> _What the exercise asks_:
Produce a word-for-word copy of the listing below without its pictures.

-------- Raw data --------

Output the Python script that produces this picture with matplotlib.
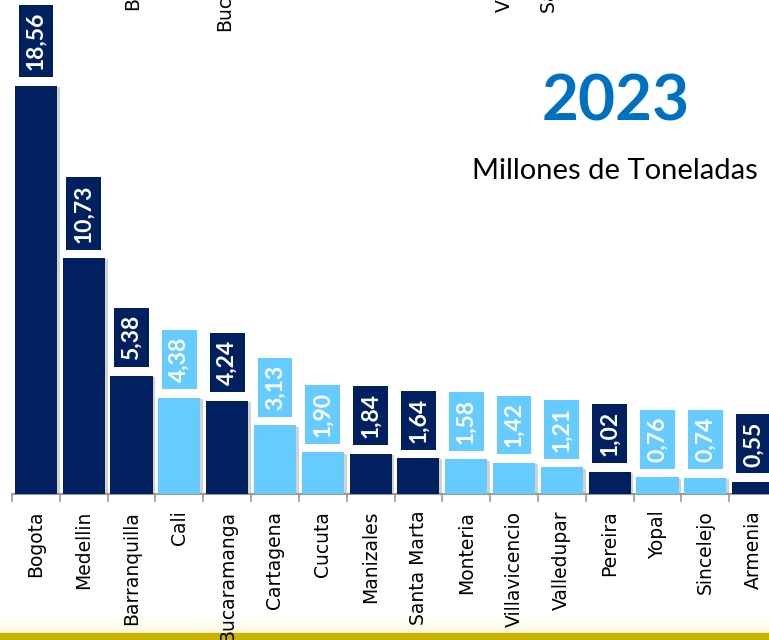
import matplotlib
matplotlib.use("Agg")
import matplotlib.pyplot as plt
import matplotlib.patheffects as pe
import numpy as np
from matplotlib.colors import LinearSegmentedColormap

cities = ["Bogota", "Medellin", "Barranquilla", "Cali", "Bucaramanga", "Cartagena",
          "Cucuta", "Manizales", "Santa Marta", "Monteria", "Villavicencio",
          "Valledupar", "Pereira", "Yopal", "Sincelejo", "Armenia"]
values = [18.56, 10.73, 5.38, 4.38, 4.24, 3.13, 1.90, 1.84, 1.64, 1.58, 1.42,
          1.21, 1.02, 0.76, 0.74, 0.55]
dark_group = ["Bogota", "Medellin", "Barranquilla", "Bucaramanga", "Manizales",
              "Santa Marta", "Pereira", "Armenia"]

DARK = "#002060"
LIGHT = "#66CCFF"

fig = plt.figure(figsize=(7.69, 6.40), dpi=100)
fig.patch.set_facecolor("white")

ax = fig.add_axes([12/769, 146/640, 765/769, 494/640])
x = np.arange(len(cities))
colors = [DARK if c in dark_group else LIGHT for c in cities]
bars = ax.bar(x, values, width=0.88, color=colors, zorder=3)
for b in bars:
    b.set_path_effects([pe.SimplePatchShadow(offset=(2, -1), shadow_rgbFace="#808080", alpha=0.35),
                        pe.Normal()])

ax.set_xlim(-0.5, len(cities) - 0.5)
ax.set_ylim(0, 494/22.0)

for xi, v, c in zip(x, values, colors):
    ax.annotate(f"{v:.2f}".replace(".", ","), (xi, v), xytext=(0, 11),
                textcoords="offset points", rotation=90, ha="center", va="bottom",
                fontsize=16.5, fontweight="bold", family="Lato", color="white",
                bbox=dict(boxstyle="square,pad=0.3", fc=c, ec="none"),
                annotation_clip=False, zorder=4)

for s in ["top", "right", "left"]:
    ax.spines[s].set_visible(False)
ax.spines["bottom"].set_color("#9a9a9a")
ax.spines["bottom"].set_linewidth(1.5)
ax.set_yticks([])
ax.set_xticks(x)
ax.set_xticklabels(cities, rotation=90, fontsize=13.5, family="DejaVu Sans", color="black")
ax.tick_params(axis="x", which="major", length=0, pad=12)
ax.set_xticks(np.arange(-0.5, len(cities)), minor=True)
ax.tick_params(axis="x", which="minor", length=6, width=1.2, color="#9a9a9a")

fig.text(0.80, 0.84, "2023", ha="center", va="center", fontsize=46,
         fontweight="bold", family="Lato", color="#0070C0")
fig.text(0.80, 0.733, "Millones de Toneladas", ha="center", va="center",
         fontsize=21, family="Lato", color="black")

# partial labels cut off at the top edge
for t, xx, yy in [("Barranquilla", 0.172, 0.984), ("Bucaramanga", 0.292, 0.952),
                  ("Villavicencio", 0.656, 0.982), ("Santa Marta", 0.714, 0.98)]:
    fig.text(xx, yy, t, rotation=90, ha="center", va="bottom", fontsize=13.5,
             family="DejaVu Sans", color="black")

# bottom band with soft gradient
gax = fig.add_axes([0, 0, 1, 24/640])
grad = np.linspace(0, 1, 50).reshape(-1, 1)
cmap = LinearSegmentedColormap.from_list("g", ["#FFF6D0", "#FFFFFF"])
gax.imshow(grad, aspect="auto", cmap=cmap, origin="lower", extent=[0, 1, 0, 1])
gax.axhspan(0, 7/24, color="#C8B400")
gax.set_xlim(0, 1)
gax.set_ylim(0, 1)
gax.axis("off")
gax.set_zorder(-1)

fig.savefig("out.png", dpi=100)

--------

> _Solution for this problem_:
Output the Python script that produces this picture with matplotlib.
import matplotlib
matplotlib.use("Agg")
import matplotlib.pyplot as plt
import matplotlib.patheffects as pe
import numpy as np
from matplotlib.colors import LinearSegmentedColormap

cities = ["Bogota", "Medellin", "Barranquilla", "Cali", "Bucaramanga", "Cartagena",
          "Cucuta", "Manizales", "Santa Marta", "Monteria", "Villavicencio",
          "Valledupar", "Pereira", "Yopal", "Sincelejo", "Armenia"]
values = [18.56, 10.73, 5.38, 4.38, 4.24, 3.13, 1.90, 1.84, 1.64, 1.58, 1.42,
          1.21, 1.02, 0.76, 0.74, 0.55]
dark_group = ["Bogota", "Medellin", "Barranquilla", "Bucaramanga", "Manizales",
              "Santa Marta", "Pereira", "Armenia"]

DARK = "#002060"
LIGHT = "#66CCFF"

fig = plt.figure(figsize=(7.69, 6.40), dpi=100)
fig.patch.set_facecolor("white")

ax = fig.add_axes([12/769, 146/640, 765/769, 494/640])
x = np.arange(len(cities))
colors = [DARK if c in dark_group else LIGHT for c in cities]
bars = ax.bar(x, values, width=0.88, color=colors, zorder=3)
for b in bars:
    b.set_path_effects([pe.SimplePatchShadow(offset=(2, -1), shadow_rgbFace="#808080", alpha=0.35),
                        pe.Normal()])

ax.set_xlim(-0.5, len(cities) - 0.5)
ax.set_ylim(0, 494/22.0)

for xi, v, c in zip(x, values, colors):
    ax.annotate(f"{v:.2f}".replace(".", ","), (xi, v), xytext=(0, 11),
                textcoords="offset points", rotation=90, ha="center", va="bottom",
                fontsize=16.5, fontweight="bold", family="Lato", color="white",
                bbox=dict(boxstyle="square,pad=0.3", fc=c, ec="none"),
                annotation_clip=False, zorder=4)

for s in ["top", "right", "left"]:
    ax.spines[s].set_visible(False)
ax.spines["bottom"].set_color("#9a9a9a")
ax.spines["bottom"].set_linewidth(1.5)
ax.set_yticks([])
ax.set_xticks(x)
ax.set_xticklabels(cities, rotation=90, fontsize=13.5, family="DejaVu Sans", color="black")
ax.tick_params(axis="x", which="major", length=0, pad=12)
ax.set_xticks(np.arange(-0.5, len(cities)), minor=True)
ax.tick_params(axis="x", which="minor", length=6, width=1.2, color="#9a9a9a")

fig.text(0.80, 0.84, "2023", ha="center", va="center", fontsize=46,
         fontweight="bold", family="Lato", color="#0070C0")
fig.text(0.80, 0.733, "Millones de Toneladas", ha="center", va="center",
         fontsize=21, family="Lato", color="black")

# partial labels cut off at the top edge
for t, xx, yy in [("Barranquilla", 0.172, 0.984), ("Bucaramanga", 0.292, 0.952),
                  ("Villavicencio", 0.656, 0.982), ("Santa Marta", 0.714, 0.98)]:
    fig.text(xx, yy, t, rotation=90, ha="center", va="bottom", fontsize=13.5,
             family="DejaVu Sans", color="black")

# bottom band with soft gradient
gax = fig.add_axes([0, 0, 1, 24/640])
grad = np.linspace(0, 1, 50).reshape(-1, 1)
cmap = LinearSegmentedColormap.from_list("g", ["#FFF6D0", "#FFFFFF"])
gax.imshow(grad, aspect="auto", cmap=cmap, origin="lower", extent=[0, 1, 0, 1])
gax.axhspan(0, 7/24, color="#C8B400")
gax.set_xlim(0, 1)
gax.set_ylim(0, 1)
gax.axis("off")
gax.set_zorder(-1)

fig.savefig("out.png", dpi=100)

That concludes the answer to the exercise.